Written by David Holland
I remember seeing a trailer for the 2015 incarnation of “Fantastic Four” and recognizing Kate Mara from “House of Cards” and Michael B. Jordan from all sorts of projects. I shared it excitedly with a friend and thought, “Wow, this is great. They are finally going to get the Fantastic Four right.” Then I never really saw or heard anything about the movie again until I watched it this weekend.
Needless to say, they didn’t exactly get it right.

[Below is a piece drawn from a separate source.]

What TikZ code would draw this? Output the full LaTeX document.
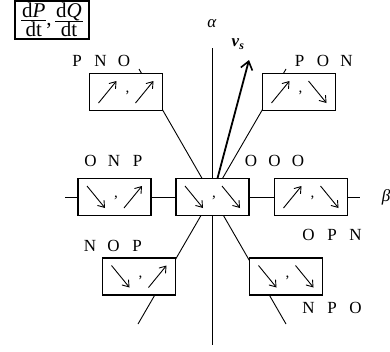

I think I am starting to sound like a broken record, because I started out exactly the same way with “Spirit of Vengeance“, but I was on board with this movie at the beginning. I liked seeing young prodigy Reed Richards and his friendship with Ben Grimm. I got a kick out of them building a teleportation device for a school science fair. In a lot of ways, the friendship between Reed and Ben is the only really compelling relationship in this movie, which is why it is such a shame that Ben is absent for most of the second act. This version is a clear departure from the previous two “Fantastic Four” films, with their cartoonish portrayals of the characters. Instead, we are going full “Dark Knight” and creating the gritty reboot of Fantastic Four. In the next section I will point out the problems with this, but I always say that I give points for taking a risk, and I want to be consistent. This movie tried something new and in the first few minutes looked like it had a shot.
The great thing about the Fantastic Four in the comics is that they are all different, but are all likeable. Each one has their flaws, for sure, but you get them. Each relationship has its own joys and tensions that can be mined for conflict or emotional depth. This movie doesn’t capitalize on any of that. Kate Mara, whose “House of Cards” character was deep, flawed, and relentless, plays a flat Sue Storm who feels disconnected from the rest of the team. The relationship between her and Reed Richards feels forced simply out of loyalty to the comics. As I said above, the friendship between Reed and Ben, which shows great promise early on, gets mostly abandoned for much of the film. After the accident, we spend a lot of time watching the Four in a horror-movie style sequence as their powers manifest. The dark tone here just doesn’t feel right for this set of characters. Not every comic book movie has to be as lighthearted as “Thor: Ragnarok”, but you also can’t force a darker tone on any set of characters either. You have to love, understand, and know the characters you are creating for, and you have to tell a story for them. Otherwise “The Dark Knight but with Different Characters” won’t connect with your audience.
There’s plenty more to gripe about. The CGI is inexcusable for 2015. At times it looks like you are watching a Pixar movie. This version of “Fantastic Four” also fails to get Dr. Doom right. It reduces the genius king of Latveria to a scorned hacker driven insane by a year in another dimension. Dr. Doom is not just a Fantastic Four villain, he is one of the shadows over the entire Marvel universe, and the failure to get his character right is like a Superman movie that doesn’t do justice to Lex Luthor.
And I realize this is a minor complaint, but can we please get The Thing some pants?
About thirty minutes in you will wonder if the movie is worth finishing. It’s not. Rights have reverted to the MCU and casting speculation is already rampant. Whatever the future of Marvel’s first superhero team, there is no where to go but up.